05/11/2010Fed justifies revival of swap lines - Move a response to EU credit crisis
WASHINGTON — Federal Reserve Chairman Ben Bernanke on Tuesday told U.S. senators that the central bank had to reopen a rescue program used during the financial crisis to prevent Europe's debt woes from spreading.
Sen. Richard Shelby of Alabama, the ranking Republican on the Senate Banking Committee, said at the end of the closed-door meeting that Bernanke warned lawmakers the European crisis was threatening U.S. banks.
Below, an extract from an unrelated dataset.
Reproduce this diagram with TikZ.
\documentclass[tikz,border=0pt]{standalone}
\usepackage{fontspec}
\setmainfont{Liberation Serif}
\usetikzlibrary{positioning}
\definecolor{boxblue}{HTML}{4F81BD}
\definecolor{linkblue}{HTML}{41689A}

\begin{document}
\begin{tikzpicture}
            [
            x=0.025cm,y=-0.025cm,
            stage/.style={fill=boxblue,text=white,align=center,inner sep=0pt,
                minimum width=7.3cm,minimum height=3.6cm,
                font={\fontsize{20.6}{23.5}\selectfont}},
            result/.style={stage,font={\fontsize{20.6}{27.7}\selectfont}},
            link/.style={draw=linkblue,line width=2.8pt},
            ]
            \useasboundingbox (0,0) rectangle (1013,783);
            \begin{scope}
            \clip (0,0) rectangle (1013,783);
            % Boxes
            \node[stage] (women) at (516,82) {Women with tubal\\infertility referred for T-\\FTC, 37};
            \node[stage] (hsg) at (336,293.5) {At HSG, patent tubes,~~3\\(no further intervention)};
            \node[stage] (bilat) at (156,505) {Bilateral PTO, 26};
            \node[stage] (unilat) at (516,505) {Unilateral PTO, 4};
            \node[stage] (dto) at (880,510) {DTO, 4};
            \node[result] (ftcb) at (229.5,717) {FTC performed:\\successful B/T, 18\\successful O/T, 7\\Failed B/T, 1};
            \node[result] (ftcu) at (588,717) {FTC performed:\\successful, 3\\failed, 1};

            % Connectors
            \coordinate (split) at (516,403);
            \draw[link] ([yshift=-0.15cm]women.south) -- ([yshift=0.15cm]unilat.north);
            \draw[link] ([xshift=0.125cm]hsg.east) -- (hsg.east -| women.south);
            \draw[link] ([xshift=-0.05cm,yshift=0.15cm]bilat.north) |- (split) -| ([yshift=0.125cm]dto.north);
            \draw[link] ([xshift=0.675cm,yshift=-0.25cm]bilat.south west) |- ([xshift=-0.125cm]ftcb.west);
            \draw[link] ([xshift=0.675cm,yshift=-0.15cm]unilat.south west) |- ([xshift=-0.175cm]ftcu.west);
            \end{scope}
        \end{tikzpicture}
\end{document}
The Fed on Sunday said it would revive swap lines with five foreign central banks, including the European Central Bank, which were used in 2008 to ship more than $500 billion to help them with dollar funding. Some lawmakers have criticized the move, saying it amounts to bailing out foreigners and is done in a secretive way.
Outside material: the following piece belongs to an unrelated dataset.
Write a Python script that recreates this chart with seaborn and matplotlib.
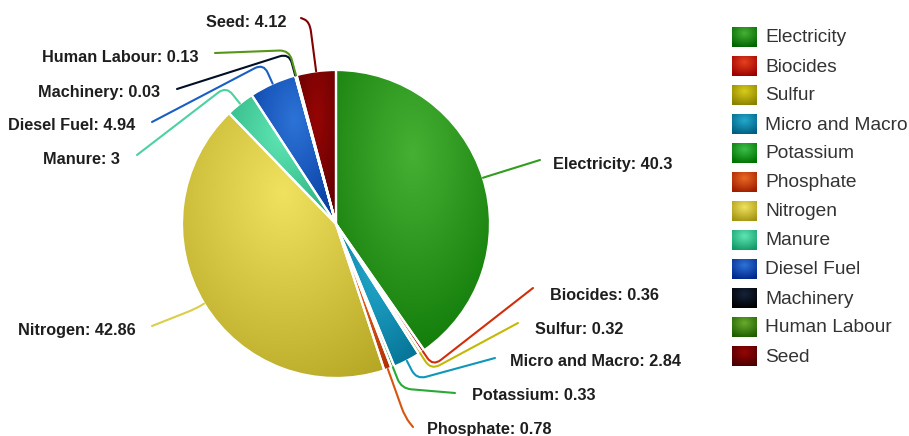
import numpy as np
import matplotlib
matplotlib.use("Agg")
import matplotlib.pyplot as plt
from matplotlib.path import Path
from matplotlib.patches import PathPatch
import seaborn as sns

# Energy input shares (%) by source
categories = ["Electricity", "Biocides", "Sulfur", "Micro and Macro", "Potassium",
              "Phosphate", "Nitrogen", "Manure", "Diesel Fuel", "Machinery",
              "Human Labour", "Seed"]
values = [40.3, 0.36, 0.32, 2.84, 0.33, 0.78, 42.86, 3, 4.94, 0.03, 0.13, 4.12]
slice_colors = ["#46b034", "#e6411e", "#d7cd19", "#23aacd", "#3cbe4b", "#eb6923",
                "#f0e15f", "#5fe6b4", "#2d73d7", "#14233a", "#69aa2d", "#960505"]

sns.set_theme(style="white")
plt.rcParams["font.family"] = ["Liberation Sans", "DejaVu Sans"]

W, H = 909, 436
fig = plt.figure(figsize=(W / 100, H / 100), dpi=100)
ax = fig.add_axes([0, 0, 1, 1])


def up(y):
    return H - y


CX, CY, R = 336, up(224), 154
palette = sns.color_palette(slice_colors)

wedges, _ = ax.pie(values, colors=palette, startangle=90, counterclock=False,
                   center=(CX, CY), radius=R, frame=True,
                   wedgeprops=dict(edgecolor="white", linewidth=1.6))
ax.set_xlim(0, W)
ax.set_ylim(0, H)
ax.set_aspect("equal")
ax.axis("off")


def gradient_fill(patch, rgb, bbox, zorder, spread=0.9, shade=0.25):
    x0, y0, x1, y1 = bbox
    n = 120
    xs = np.linspace(x0, x1, n)
    ys = np.linspace(y0, y1, n)
    X, Y = np.meshgrid(xs, ys)
    w, h = max(x1 - x0, 1e-6), max(y1 - y0, 1e-6)
    gx, gy = x0 + 0.5 * w, y1 - 0.3 * h
    t = np.sqrt(((X - gx) / (spread * w)) ** 2 + ((Y - gy) / (spread * h)) ** 2)
    t = np.clip(t, 0, 1)[..., None]
    base = np.array(rgb)
    dark = np.clip(base - shade, 0, 1)
    img = base * (1 - t) + dark * t
    im = ax.imshow(img, extent=(x0, x1, y0, y1), origin="lower",
                   interpolation="bilinear", zorder=zorder)
    im.set_clip_path(patch)
    return im


for wdg, col in zip(wedges, palette):
    ext = wdg.get_path().get_extents()
    gradient_fill(wdg, col, (ext.x0, ext.y0, ext.x1, ext.y1), 1)
    wdg.set_facecolor("none")
    wdg.set_zorder(2)

# Leader lines and labels: (elbow offset, line end, text anchor, alignment)
label_layout = {
    "Electricity": (10, (540, 160), (553, 164), "left"),
    "Biocides": (18, (533, 288), (550, 296), "left"),
    "Sulfur": (20, (518, 323), (535, 329), "left"),
    "Micro and Macro": (21, (495, 358), (510, 362), "left"),
    "Potassium": (23, (455, 393), (472, 396), "left"),
    "Phosphate": (51, (413, 427), (427, 429), "left"),
    "Nitrogen": (10, (152, 326), (136, 331), "right"),
    "Manure": (22, (137, 155), (120, 159), "right"),
    "Diesel Fuel": (22, (152, 122), (135, 126), "right"),
    "Machinery": (23, (177, 89), (160, 92), "right"),
    "Human Labour": (26, (215, 53), (198, 58), "right"),
    "Seed": (50, (301, 18), (287, 23), "right"),
}

total = sum(values)
cum = 0.0
for cat, val, col in zip(categories, values, palette):
    mid = (cum + val / 2) / total * 2 * np.pi
    cum += val
    d, end, txt, ha = label_layout[cat]
    ux, uy = np.sin(mid), np.cos(mid)
    p0 = np.array([CX + R * ux, CY + R * uy])
    p1 = np.array([CX + (R + d) * ux, CY + (R + d) * uy])
    p2 = np.array([end[0], up(end[1])])
    v01 = p1 - p0
    v12 = p2 - p1
    r0 = min(10, 0.6 * np.linalg.norm(v01))
    r1 = min(10, 0.6 * np.linalg.norm(v12))
    pa = p1 - r0 * v01 / np.linalg.norm(v01)
    pb = p1 + r1 * v12 / np.linalg.norm(v12)
    verts = [p0, pa, p1, pb, p2]
    codes = [Path.MOVETO, Path.LINETO, Path.CURVE3, Path.CURVE3, Path.LINETO]
    lc = np.clip(np.array(col) - 0.08, 0, 1)
    ax.add_patch(PathPatch(Path(verts, codes), facecolor="none", edgecolor=lc,
                           linewidth=1.5, zorder=3, capstyle="round"))
    label = f"{val:g}"
    ax.text(txt[0], up(txt[1]), f"{cat}: {label}", ha=ha, va="center",
            fontsize=11.7, fontweight="bold", color="#1e1e1e", zorder=4)

# Legend with gradient swatches
lx0, lx1 = 732, 757
for i, (cat, col) in enumerate(zip(categories, palette)):
    yc = 37 + 29 * i
    y0, y1 = up(yc + 10), up(yc - 10)
    sw = plt.Rectangle((lx0, y0), lx1 - lx0, y1 - y0, facecolor="none",
                       edgecolor="none", zorder=2)
    ax.add_patch(sw)
    gradient_fill(sw, col, (lx0, y0, lx1, y1), 1, spread=0.75, shade=0.3)
    ax.text(765, up(yc + 1), cat, ha="left", va="center", fontsize=13.8,
            color="#333333", zorder=4)

fig.savefig("out.png", dpi=100)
Shelby expressed strong concerns about the Greek crisis spreading to the rest of Europe, indicating his support for the Fed's program. But he warned it was just a temporary solution.
"It's a tough situation. This is not a panacea or a solution. It's a big Band-Aid," he told reporters.
Meanwhile, a Fed official worried Tuesday the swap lines could lead the central bank's already bloated balance sheet to expand further.
Richmond, Va., Federal Reserve President Jeffrey Lacker said the Fed should consider "sterilizing" the swap lines it is providing to avoid further inflating the balance sheet. Lacker said the Fed has a range of options it could consider to offset the impact, though he declined to name the most likely.
Although the Fed's action is aimed at helping Europe's debt crisis from reaching the U.S., it could muddy the central bank's accelerating effort to reduce its $2 trillion-plus balance sheet.
Balance sheet worries are rooted in the fear the central bank's holdings eventually will generate a huge surge in inflation, a concern Lacker underlined Tuesday by saying the Fed must be careful not to raise interest rates too late.